*Dataset excerpt*.
◇ ◇ ◇ ◇ ◇

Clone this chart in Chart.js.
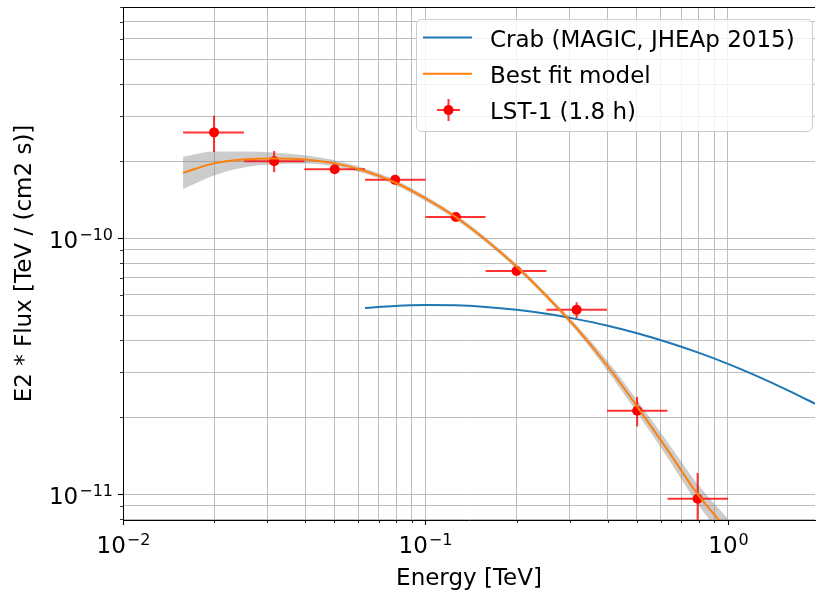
<!DOCTYPE html>
<html>
<head>
<meta charset="utf-8">
<title>LST-1 Crab SED</title>
<style>
  html, body { margin: 0; padding: 0; background: #fff; overflow: hidden; }
  canvas { display: block; }
</style>
</head>
<body>
<canvas id="sedChart" width="820" height="594"></canvas>
<script src="https://cdn.jsdelivr.net/npm/chart.js@4.4.0/dist/chart.umd.min.js"></script>
<script>
// LST-1 flux points (TeV, TeV cm-2 s-1)
const binCentre = [0.0200, 0.0316, 0.0501, 0.0794, 0.126, 0.200, 0.316, 0.501, 0.794];
const binLow    = [0.0158, 0.0251, 0.0398, 0.0631, 0.100, 0.158, 0.251, 0.398, 0.631];
const binHigh   = [0.0251, 0.0398, 0.0631, 0.100, 0.158, 0.251, 0.398, 0.631, 1.000];
const lstFlux    = [2.59e-10, 2.00e-10, 1.86e-10, 1.69e-10, 1.21e-10, 7.45e-11, 5.25e-11, 2.12e-11, 9.6e-12];
const lstFluxErr = [4.2e-11, 1.9e-11, 8e-12, 5e-12, 3e-12, 2e-12, 3.7e-12, 2.8e-12, 2.5e-12];

// best fit log-parabola and its error band
const modelEnergy = [0.0158, 0.0200, 0.0251, 0.0316, 0.0398, 0.0501, 0.0631, 0.0794, 0.100, 0.126,
                     0.158, 0.200, 0.251, 0.316, 0.398, 0.501, 0.631, 0.794, 1.000];
const fitFlux  = [1.80e-10, 1.96e-10, 2.03e-10, 2.05e-10, 2.03e-10, 1.96e-10, 1.83e-10, 1.65e-10, 1.43e-10, 1.208e-10,
                  9.86e-11, 7.75e-11, 5.95e-11, 4.45e-11, 3.19e-11, 2.20e-11, 1.49e-11, 1.00e-11, 7.2e-12];
const fitUpper = [2.081e-10, 2.183e-10, 2.180e-10, 2.161e-10, 2.107e-10, 2.015e-10, 1.872e-10, 1.688e-10, 1.463e-10, 1.236e-10,
                  1.009e-10, 7.93e-11, 6.09e-11, 4.57e-11, 3.34e-11, 2.33e-11, 1.60e-11, 1.094e-11, 8.02e-12];
const fitLower = [1.557e-10, 1.759e-10, 1.890e-10, 1.945e-10, 1.956e-10, 1.907e-10, 1.789e-10, 1.613e-10, 1.398e-10, 1.181e-10,
                  9.64e-11, 7.58e-11, 5.82e-11, 4.33e-11, 3.05e-11, 2.08e-11, 1.39e-11, 9.14e-12, 6.46e-12];

// MAGIC reference Crab spectrum
const crabEnergy = [0.0631, 0.0794, 0.100, 0.126, 0.158, 0.200, 0.251, 0.316, 0.398, 0.501,
                    0.631, 0.794, 1.000, 1.259, 1.585, 1.995];
const crabFlux   = [5.34e-11, 5.44e-11, 5.48e-11, 5.47e-11, 5.39e-11, 5.25e-11, 5.07e-11, 4.83e-11, 4.56e-11, 4.25e-11,
                    3.92e-11, 3.58e-11, 3.23e-11, 2.88e-11, 2.54e-11, 2.22e-11];

const xRange = [0.01, 1.94];
const yRange = [7.93e-12, 8.0e-10];

const FONT = '"DejaVu Sans", sans-serif';
const TEXT_PX = 23;
const SUP_PX = 16;

const pairs = (xs, ys) => xs.map((v, i) => ({ x: v, y: ys[i] }));

// 1..9 x 10^n ticks, majors on the decades
function decadeTicks(min, max) {
  const out = [];
  for (let e = Math.floor(Math.log10(min)); e <= Math.ceil(Math.log10(max)); e++) {
    for (let m = 1; m <= 9; m++) {
      const v = m * Math.pow(10, e);
      if (v >= min * 0.9999 && v <= max * 1.0001) out.push({ value: v, major: m === 1 });
    }
  }
  return out;
}

function drawPower(ctx, exp, x, base, align) {
  const sup = (exp < 0 ? '\u2212' : '') + Math.abs(exp);
  ctx.font = TEXT_PX + 'px ' + FONT;
  const w1 = ctx.measureText('10').width;
  ctx.font = SUP_PX + 'px ' + FONT;
  const w2 = ctx.measureText(sup).width + 1;
  const left = align === 'center' ? x - (w1 + w2) / 2 : x - w1 - w2;
  ctx.textAlign = 'left';
  ctx.textBaseline = 'alphabetic';
  ctx.font = TEXT_PX + 'px ' + FONT;
  ctx.fillText('10', left, base);
  ctx.font = SUP_PX + 'px ' + FONT;
  ctx.fillText(sup, left + w1 + 1, base - 8);
}

// x/y error bars under the LST-1 markers
const errorBars = {
  id: 'errorBars',
  beforeDatasetDraw(chart, args) {
    if (chart.data.datasets[args.index].label !== 'LST-1 (1.8 h)') return;
    const { ctx, chartArea: a, scales: { x, y } } = chart;
    ctx.save();
    ctx.beginPath();
    ctx.rect(a.left, a.top, a.right - a.left, a.bottom - a.top);
    ctx.clip();
    ctx.strokeStyle = 'rgba(255,0,0,0.8)';
    ctx.lineWidth = 2;
    binCentre.forEach((e, i) => {
      const cx = x.getPixelForValue(e);
      const cy = y.getPixelForValue(lstFlux[i]);
      ctx.beginPath();
      ctx.moveTo(x.getPixelForValue(binLow[i]), cy);
      ctx.lineTo(x.getPixelForValue(binHigh[i]), cy);
      ctx.stroke();
      ctx.beginPath();
      ctx.moveTo(cx, y.getPixelForValue(lstFlux[i] + lstFluxErr[i]));
      ctx.lineTo(cx, y.getPixelForValue(Math.max(lstFlux[i] - lstFluxErr[i], 1e-13)));
      ctx.stroke();
    });
    ctx.restore();
  }
};

// spines, tick marks, tick labels, axis titles
const axisDecor = {
  id: 'axisDecor',
  afterDraw(chart) {
    const { ctx, chartArea: a, scales: { x, y } } = chart;
    ctx.save();
    ctx.strokeStyle = '#000';
    ctx.fillStyle = '#000';
    ctx.lineWidth = 1;
    ctx.beginPath();
    ctx.moveTo(a.left, a.top + 0.5);
    ctx.lineTo(a.right, a.top + 0.5);
    ctx.stroke();

    x.ticks.forEach(t => {
      const px = Math.round(x.getPixelForValue(t.value)) + 0.5;
      ctx.lineWidth = t.major ? 1.1 : 0.8;
      ctx.beginPath();
      ctx.moveTo(px, a.bottom);
      ctx.lineTo(px, a.bottom + (t.major ? 5 : 3));
      ctx.stroke();
      if (t.major) drawPower(ctx, Math.round(Math.log10(t.value)), px, a.bottom + 33, 'center');
    });
    y.ticks.forEach(t => {
      const py = Math.round(y.getPixelForValue(t.value)) + 0.5;
      ctx.lineWidth = t.major ? 1.1 : 0.8;
      ctx.beginPath();
      ctx.moveTo(a.left, py);
      ctx.lineTo(a.left - (t.major ? 5 : 3), py);
      ctx.stroke();
      if (t.major) drawPower(ctx, Math.round(Math.log10(t.value)), a.left - 10, py + 9, 'right');
    });

    ctx.font = TEXT_PX + 'px ' + FONT;
    ctx.textAlign = 'center';
    ctx.textBaseline = 'alphabetic';
    ctx.fillText('Energy [TeV]', (a.left + a.right) / 2, 585);
    ctx.translate(25, (a.top + a.bottom) / 2);
    ctx.rotate(-Math.PI / 2);
    ctx.textBaseline = 'middle';
    ctx.fillText('E2 * Flux [TeV / (cm2 s)]', 0, 0);
    ctx.restore();
  }
};

// framed legend in the upper right corner
const legendBox = {
  id: 'legendBox',
  afterDraw(chart) {
    const ctx = chart.ctx;
    const entries = ['Crab (MAGIC, JHEAp 2015)', 'Best fit model', 'LST-1 (1.8 h)']
      .map(l => chart.data.datasets.find(d => d.label === l));
    ctx.save();
    ctx.beginPath();
    if (ctx.roundRect) ctx.roundRect(416.5, 19.5, 396, 112, 5);
    else ctx.rect(416.5, 19.5, 396, 112);
    ctx.fillStyle = 'rgba(255,255,255,0.8)';
    ctx.fill();
    ctx.strokeStyle = '#cccccc';
    ctx.lineWidth = 1;
    ctx.stroke();

    entries.forEach((ds, i) => {
      const cy = 37.5 + i * 36.3;
      if (ds.showLine === false) {
        ctx.strokeStyle = 'rgba(255,0,0,0.8)';
        ctx.lineWidth = 2;
        ctx.beginPath();
        ctx.moveTo(437, cy); ctx.lineTo(460, cy);
        ctx.moveTo(448.5, cy - 11); ctx.lineTo(448.5, cy + 11);
        ctx.stroke();
        ctx.fillStyle = ds.pointBackgroundColor;
        ctx.beginPath();
        ctx.arc(448.5, cy, 5, 0, Math.PI * 2);
        ctx.fill();
      } else {
        ctx.strokeStyle = ds.borderColor;
        ctx.lineWidth = 2;
        ctx.beginPath();
        ctx.moveTo(423, cy); ctx.lineTo(472, cy);
        ctx.stroke();
      }
      ctx.fillStyle = '#000';
      ctx.font = TEXT_PX + 'px ' + FONT;
      ctx.textAlign = 'left';
      ctx.textBaseline = 'alphabetic';
      ctx.fillText(ds.label, 490, cy + 9);
    });
    ctx.restore();
  }
};

const gridOpts = { color: '#bdbdbd', lineWidth: 1, drawTicks: false };

new Chart(document.getElementById('sedChart'), {
  type: 'line',
  data: {
    datasets: [
      {
        label: 'Best fit model',
        data: pairs(modelEnergy, fitFlux),
        borderColor: '#ff7f0e',
        borderWidth: 2,
        pointRadius: 0,
        cubicInterpolationMode: 'monotone',
        order: 0
      },
      {
        label: 'LST-1 (1.8 h)',
        data: pairs(binCentre, lstFlux),
        showLine: false,
        pointRadius: 5,
        pointBackgroundColor: '#ff0000',
        pointBorderColor: '#ff0000',
        pointBorderWidth: 0,
        order: 1
      },
      {
        label: 'Crab (MAGIC, JHEAp 2015)',
        data: pairs(crabEnergy, crabFlux),
        borderColor: '#1f77b4',
        borderWidth: 2,
        pointRadius: 0,
        cubicInterpolationMode: 'monotone',
        order: 2
      },
      {
        label: 'fit band upper',
        data: pairs(modelEnergy, fitUpper),
        borderColor: 'transparent',
        borderWidth: 0,
        pointRadius: 0,
        cubicInterpolationMode: 'monotone',
        fill: false,
        order: 3
      },
      {
        label: 'fit band lower',
        data: pairs(modelEnergy, fitLower),
        borderColor: 'transparent',
        borderWidth: 0,
        pointRadius: 0,
        cubicInterpolationMode: 'monotone',
        backgroundColor: 'rgba(128,128,128,0.4)',
        fill: '-1',
        order: 4
      }
    ]
  },
  options: {
    responsive: false,
    animation: false,
    capBezierPoints: false,
    layout: { padding: { top: 7, right: 0, bottom: 0, left: 0 } },
    plugins: {
      legend: { display: false },
      tooltip: { enabled: false }
    },
    scales: {
      x: {
        type: 'logarithmic',
        min: xRange[0],
        max: xRange[1],
        afterBuildTicks: s => { s.ticks = decadeTicks(s.min, s.max); },
        afterFit: s => { s.height = 74; },
        ticks: { display: false, autoSkip: false },
        grid: gridOpts,
        border: { color: '#000', width: 1 }
      },
      y: {
        type: 'logarithmic',
        min: yRange[0],
        max: yRange[1],
        afterBuildTicks: s => { s.ticks = decadeTicks(s.min, s.max); },
        afterFit: s => { s.width = 123; },
        ticks: { display: false, autoSkip: false },
        grid: gridOpts,
        border: { color: '#000', width: 1 }
      }
    }
  },
  plugins: [errorBars, axisDecor, legendBox]
});
</script>
</body>
</html>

◇ ◇ ◇ ◇ ◇

*Given instruction*. Your task is to return the lines above, from the first one up to and including the line containing "3.7e-12, 2.8e-12, 2.5e-12];", minus any pictures.

*Solution to the problem*.
Clone this chart in Chart.js.
<!DOCTYPE html>
<html>
<head>
<meta charset="utf-8">
<title>LST-1 Crab SED</title>
<style>
  html, body { margin: 0; padding: 0; background: #fff; overflow: hidden; }
  canvas { display: block; }
</style>
</head>
<body>
<canvas id="sedChart" width="820" height="594"></canvas>
<script src="https://cdn.jsdelivr.net/npm/chart.js@4.4.0/dist/chart.umd.min.js"></script>
<script>
// LST-1 flux points (TeV, TeV cm-2 s-1)
const binCentre = [0.0200, 0.0316, 0.0501, 0.0794, 0.126, 0.200, 0.316, 0.501, 0.794];
const binLow    = [0.0158, 0.0251, 0.0398, 0.0631, 0.100, 0.158, 0.251, 0.398, 0.631];
const binHigh   = [0.0251, 0.0398, 0.0631, 0.100, 0.158, 0.251, 0.398, 0.631, 1.000];
const lstFlux    = [2.59e-10, 2.00e-10, 1.86e-10, 1.69e-10, 1.21e-10, 7.45e-11, 5.25e-11, 2.12e-11, 9.6e-12];
const lstFluxErr = [4.2e-11, 1.9e-11, 8e-12, 5e-12, 3e-12, 2e-12, 3.7e-12, 2.8e-12, 2.5e-12];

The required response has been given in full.